Sales and purchases of leasehold properties are increasingly more time consuming. Below are some recent updates which could be useful for anybody looking to sell a leasehold property to ensure you are aware of what could be asked during the sale process. Being prepared from the outset of a sale could prevent lengthy delays to a transaction.

Building Safety Act

The Building Safety Act 2022 ("BSA"), amongst other things, provides protection for 'qualifying leaseholders' against the costs of works to be carried out to their building where their building is a 'qualifying building' (which is a building more than 11 meters or 5 Storeys high and where construction was completed before 27 June 2022) for cladding and non-cladding related fire risks.
To be a qualifying leaseholder, the following must apply:

1. The lease is a long lease (which means a lease of a term of more than 21 years) of a single dwelling in a relevant building;
2. The tenant under the lease is liable to pay a service charge;
3. The lease was granted before 14 February 2022; and
4. At the qualifying time (defined as the beginning of 14 February 2022);
a) the dwelling was a relevant tenant's (which means any one of a number of tenants) only or principal home;
b) a relevant tenant did not own more that 3 dwellings in the UK in total.

Where the above conditions are met and the building is a qualifying building, a leaseholder and a freeholder will be required to provide a 'Deed of Certificate' in various situations, including when a leasehold interest is sold.

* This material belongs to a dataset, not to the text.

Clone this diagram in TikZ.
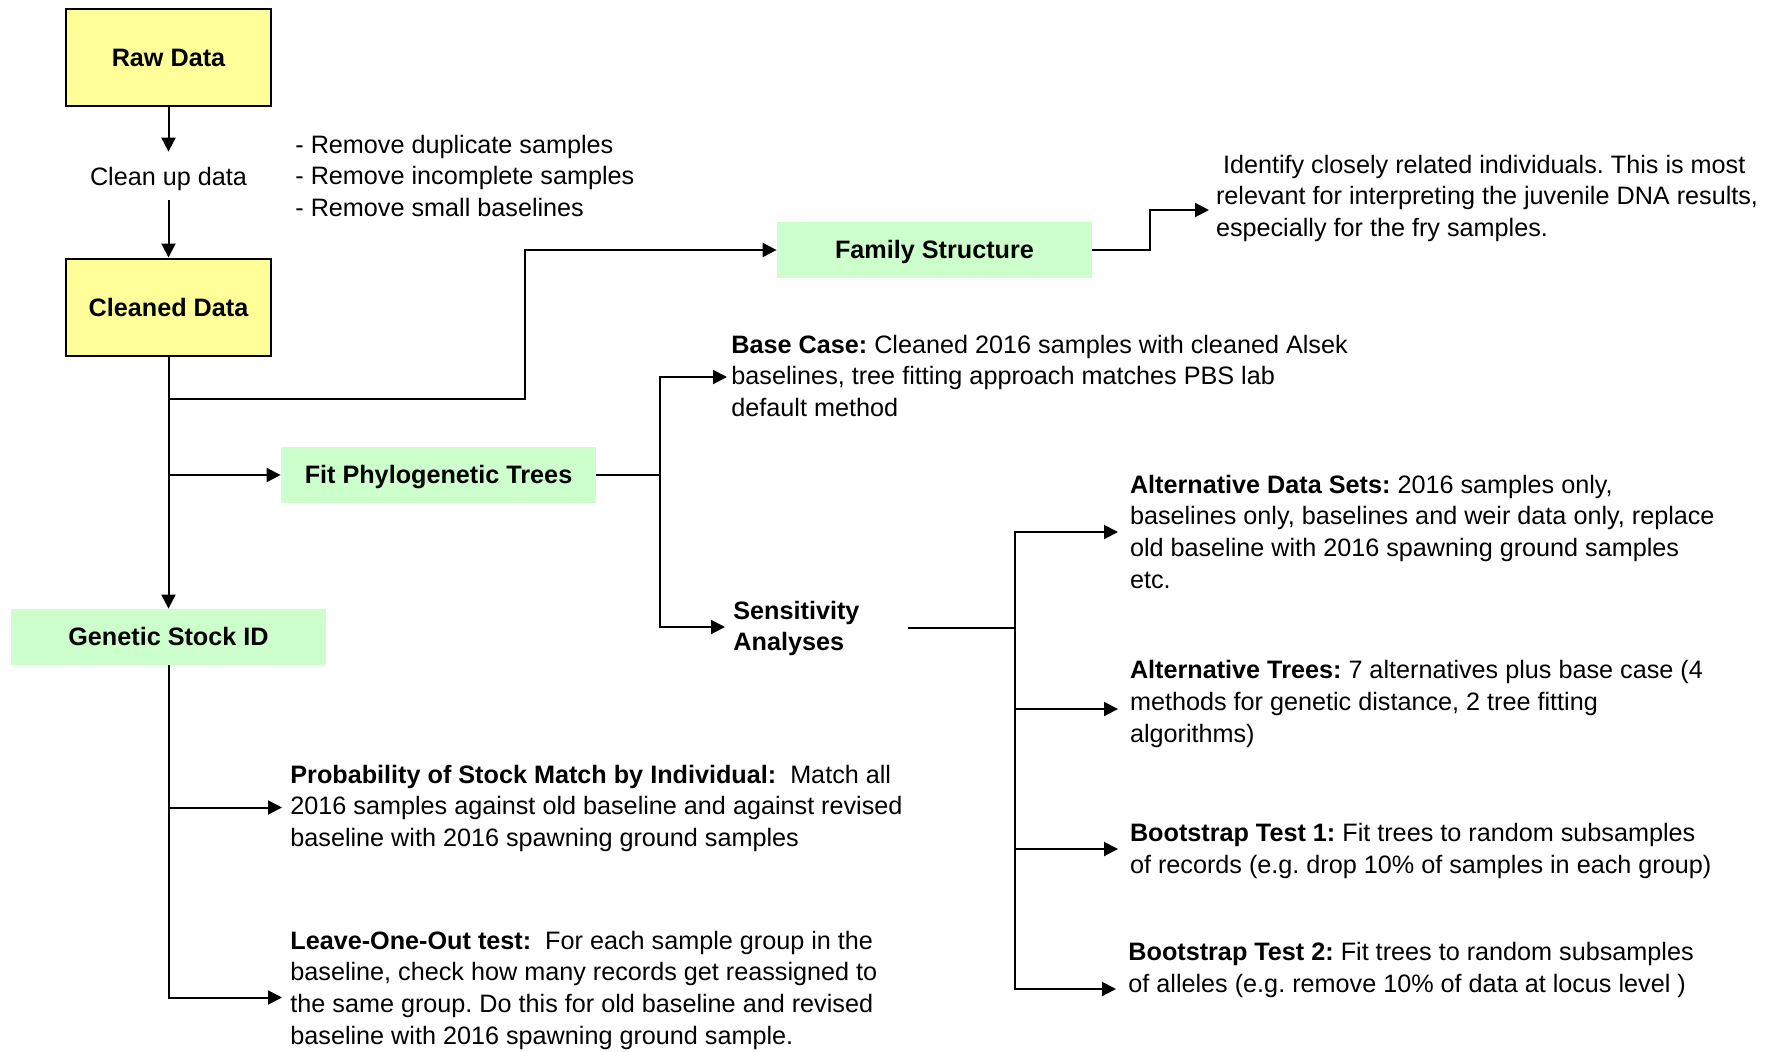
\documentclass[tikz,border=0pt]{standalone}
\usepackage{fontspec}
\setmainfont{Liberation Sans}
\usetikzlibrary{arrows.meta}
\definecolor{boxyellow}{HTML}{FFFF99}
\definecolor{boxgreen}{HTML}{CCFFCC}
\newcommand{\lns}[1]{\begin{tabular}[t]{@{}l@{}}#1\end{tabular}}
\frenchspacing
\begin{document}
\begin{tikzpicture}[x=0.5pt,y=-0.5pt,
  every node/.style={font=\fontsize{12.6}{15.9}\selectfont},
  arr/.style={-{Triangle[length=7pt,width=7pt]}, line width=1pt},
  conn/.style={line width=1pt},
  yellowbox/.style={draw=black, line width=1pt, fill=boxyellow, minimum width=102.5pt, minimum height=48.5pt, inner sep=0pt, text height=9.2pt, text depth=0.2pt, font=\fontsize{12.6}{15.9}\selectfont\bfseries},
  greenbox/.style={fill=boxgreen, minimum width=157.5pt, minimum height=28pt, inner sep=0pt, text height=9.2pt, text depth=0.4pt, font=\fontsize{12.6}{15.9}\selectfont\bfseries},
  plain/.style={inner sep=0pt, minimum height=24pt, text height=9pt, text depth=0pt},
  txt/.style={anchor=base west, inner sep=0pt}]
\useasboundingbox (0,0) rectangle (1778,1051);
\fill[white] (0,0) rectangle (1778,1051);

% boxes
\node[yellowbox] (raw) at (168.5,57.5) {Raw Data};
\node[plain] (clean) at (168.5,176) {Clean up data};
\node[yellowbox] (cleaned) at (168.5,307) {Cleaned Data};
\node[greenbox] (family) at (934.5,250) {Family Structure};
\node[greenbox] (fit) at (438.5,475) {Fit Phylogenetic Trees};
\node[greenbox] (gsid) at (168.5,637) {Genetic Stock ID};

% texts
\node[txt] (bullets) at (295,153) {\lns{- Remove duplicate samples\\- Remove incomplete samples\\- Remove small baselines}};
\node[txt] (famtxt) at (1215.6,173) {\lns{\ Identify closely related individuals. This is most\\relevant for interpreting the juvenile DNA results,\\especially for the fry samples.}};
\node[txt] (base) at (731,353) {\lns{\textbf{Base Case:} Cleaned 2016 samples with cleaned Alsek\\baselines, tree fitting approach matches PBS lab\\default method}};
\node[txt] (sens) at (733,619) {\lns{\textbf{Sensitivity}\\\textbf{Analyses}}};
\node[txt] (altd) at (1129.6,493) {\lns{\textbf{Alternative Data Sets:} 2016 samples only,\\baselines only, baselines and weir data only, replace\\old baseline with 2016 spawning ground samples\\etc.}};
\node[txt] (altt) at (1129.6,678.7) {\lns{\textbf{Alternative Trees:} 7 alternatives plus base case (4\\methods for genetic distance, 2 tree fitting\\algorithms)}};
\node[txt] (bs1) at (1129.6,841.6) {\lns{\textbf{Bootstrap Test 1:} Fit trees to random subsamples\\of records (e.g. drop 10\% of samples in each group)}};
\node[txt] (bs2) at (1128,960.5) {\lns{\textbf{Bootstrap Test 2:} Fit trees to random subsamples\\of alleles (e.g. remove 10\% of data at locus level )}};
\node[txt] (prob) at (290,783) {\lns{\textbf{Probability of Stock Match by Individual:}\ \ Match all\\2016 samples against old baseline and against revised\\baseline with 2016 spawning ground samples}};
\node[txt] (loo) at (290,949) {\lns{\textbf{Leave-One-Out test:}\ \ For each sample group in the\\baseline, check how many records get reassigned to\\the same group. Do this for old baseline and revised\\baseline with 2016 spawning ground sample.}};

% coordinates
\coordinate (famsplit) at (168.5,399);
\coordinate (fitj) at (660,475);
\coordinate (bct) at (727,377);
\coordinate (sat) at (725,627);
\coordinate (sstart) at (908,628);
\coordinate (sj) at (1015,628);
\coordinate (adt) at (1118,532);
\coordinate (att) at (1118,709);
\coordinate (b1t) at (1118,849);
\coordinate (b2t) at (1116,989);
\coordinate (fdt) at (1209,210);
\coordinate (pt) at (282,807.5);
\coordinate (lt) at (282,997.5);

% connectors
\draw[arr] (raw) -- (clean);
\draw[arr] (clean) -- (cleaned);
\draw[arr] (cleaned) -- (gsid);
\draw[arr] (famsplit) -- (524.5,399) |- (family.west);
\draw[arr] (fit.west -| cleaned.south) -- (fit.west);
\draw[conn] (fit.east) -- (fitj);
\draw[arr] (fitj) |- (bct);
\draw[arr] (fitj) |- (sat);
\draw[conn] (sstart) -- (sj);
\draw[arr] (sj) |- (adt);
\draw[arr] (sj) |- (att);
\draw[arr] (sj) |- (b1t);
\draw[arr] (sj) |- (b2t);
\draw[arr] (family.east) -- (1150,250) |- (fdt);
\draw[arr] (gsid.south) |- (pt);
\draw[arr] (gsid.south) |- (lt);
\end{tikzpicture}
\end{document}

If a leaseholder fails to comply within the specified time period, they risk losing any status as a qualifying leaseholder. The consequence of that is a leaseholder may find themselves liable for the costs of relevant defects where they might otherwise not have been. Similarly, if a freeholder fails to complete a Deed of Certificate at the relevant time, they may be unable to recover the costs of relevant defects from any leaseholder whether they are qualifying or not.

This requirement has seen a dramatic impact on the progress of leasehold transactions whilst landlords, tenants, management companies and managing agents implement and provide required documentation. Should you require assistance in completing a leaseholder or freeholder deed of certificate, our property litigation team would be more than happy to assist with this.

To prevent delays to transactions it is advisable for sellers of leasehold property in qualifying buildings to obtain advice early on for the documents to complete and enter into dialogue with their landlord or managing agent as soon as possible to ensure the relevant certificates are being dealt with by or on behalf of the landlord.

Since 1st October 2023, it has been a requirement that all high risk buildings (those that are over 18 meters tall or at least 7 storeys) are to be registered with the Building Safety Regulator. The accountable person (this is an organisation or person who has a legal obligation to repair common parts) will need to show that a high-risk building has been registered. Again, potential sellers of leasehold property in high-risk buildings should be in contact with their landlord to ask for evidence that the building has been registered with the Building Safety Regulator prior to marketing their property.

Building Regulations

In addition the BSA has implemented amendments to current legislation relating to enforcement periods that Local Authorities will have for breach of the Building Control Regime, these have been extended from 12 months to 10 years. This will mean there are now more requirements for evidence that works completed by property owners have met building regulation requirements. Ensuring seller's have this information to hand to pass onto their solicitor will help reduce delays to transactions. If sellers appoint their conveyancer prior to offers being made this could assist in ensuring there is a complete contract pack to send out once a purchase has been agreed.

External Fire Risk Assessments

There have been changes to the requirements for fire risk assessments. The 'BSA' made various amendments to the Regulatory Reform (Fire Safety) Order 2005 Any residential buildings with 2 or more sets of domestic premises will require a fire risk assessment that considers the structure, external walls and flat entrance doors. Residents must be provided with information on the risks from fire and the fire safety measures provided to keep them safe.

This now means that all leasehold properties will require a fire risk assessment including maisonette style properties which have no shared communal areas.

Early instruction of a fire risk assessment will help prevent delays during the transaction and will allow the building owners time to implement any recommendations that may be highlighted in good time.

The content of this article is intended to provide a general guide to the subject matter. Specialist advice should be sought about your specific circumstances.